# Stored data:
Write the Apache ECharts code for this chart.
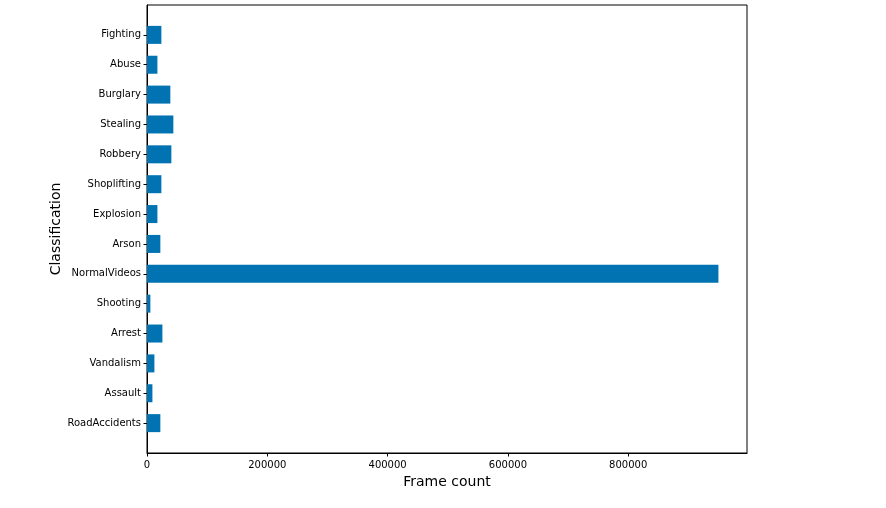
<!DOCTYPE html>
<html>
<head>
<meta charset="utf-8">
<script src="https://cdn.jsdelivr.net/npm/echarts@6/dist/echarts.min.js"></script>
<style>html,body{margin:0;padding:0;background:#fff;}#c{width:886px;height:508px;}</style>
</head>
<body>
<div id="c"></div>
<script>
// Categories listed from bottom to top
const categories = ['RoadAccidents','Assault','Vandalism','Arrest','Shooting','NormalVideos','Arson','Explosion','Shoplifting','Robbery','Stealing','Burglary','Abuse','Fighting'];
const frameCounts = [22200, 9000, 12300, 25600, 5600, 950000, 22200, 17300, 23900, 40500, 43800, 38800, 17300, 23900];
const xTicks = [0, 200000, 400000, 600000, 800000];

const chart = echarts.init(document.getElementById('c'), null, {renderer: 'canvas'});
const font = 'DejaVu Sans';
// pad one empty slot at each end so the axis spans one unit beyond the outer bars
const yCats = [''].concat(categories, ['']);
const last = yCats.length - 1;
chart.setOption({
  animation: false,
  backgroundColor: '#fff',
  grid: {left: 147, top: 5, width: 600, height: 448, show: true, borderColor: '#000', borderWidth: 1, backgroundColor: 'transparent'},
  xAxis: {
    type: 'value', min: 0, max: 997500, interval: 200000,
    name: 'Frame count', nameLocation: 'middle', nameGap: 22, nameMoveOverlap: false,
    nameTextStyle: {fontFamily: font, fontSize: 14, color: '#000'},
    axisLine: {show: true, lineStyle: {color: '#000', width: 1}},
    axisTick: {show: true, length: 3.5, lineStyle: {color: '#000'}, customValues: xTicks},
    axisLabel: {fontFamily: font, fontSize: 10, color: '#000', margin: 7, customValues: xTicks, formatter: v => String(v)},
    splitLine: {show: false}
  },
  yAxis: {
    type: 'category', data: yCats, boundaryGap: false,
    name: 'Classification', nameLocation: 'middle', nameGap: 84, nameRotate: 90, nameMoveOverlap: false,
    nameTextStyle: {fontFamily: font, fontSize: 14, color: '#000'},
    axisLine: {show: true, lineStyle: {color: '#000', width: 1}},
    axisTick: {show: true, length: 3.5, lineStyle: {color: '#000'}, interval: (i) => i > 0 && i < last},
    axisLabel: {fontFamily: font, fontSize: 10, color: '#000', margin: 6, interval: 0, padding: [3, 0, 0, 0]},
    splitLine: {show: false}
  },
  series: [{
    type: 'bar',
    barWidth: 18,
    itemStyle: {color: '#0173b2'},
    data: ['-'].concat(frameCounts, ['-'])
  }]
});
</script>
</body>
</html>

# Do this:
The lines from the top of the data above through the one holding "const xTicks = [0, 200000, 400000, 600000, 800000];" are to be repeated exactly, and only those, with no pictures.

# Response to the exercise:
Write the Apache ECharts code for this chart.
<!DOCTYPE html>
<html>
<head>
<meta charset="utf-8">
<script src="https://cdn.jsdelivr.net/npm/echarts@6/dist/echarts.min.js"></script>
<style>html,body{margin:0;padding:0;background:#fff;}#c{width:886px;height:508px;}</style>
</head>
<body>
<div id="c"></div>
<script>
// Categories listed from bottom to top
const categories = ['RoadAccidents','Assault','Vandalism','Arrest','Shooting','NormalVideos','Arson','Explosion','Shoplifting','Robbery','Stealing','Burglary','Abuse','Fighting'];
const frameCounts = [22200, 9000, 12300, 25600, 5600, 950000, 22200, 17300, 23900, 40500, 43800, 38800, 17300, 23900];
const xTicks = [0, 200000, 400000, 600000, 800000];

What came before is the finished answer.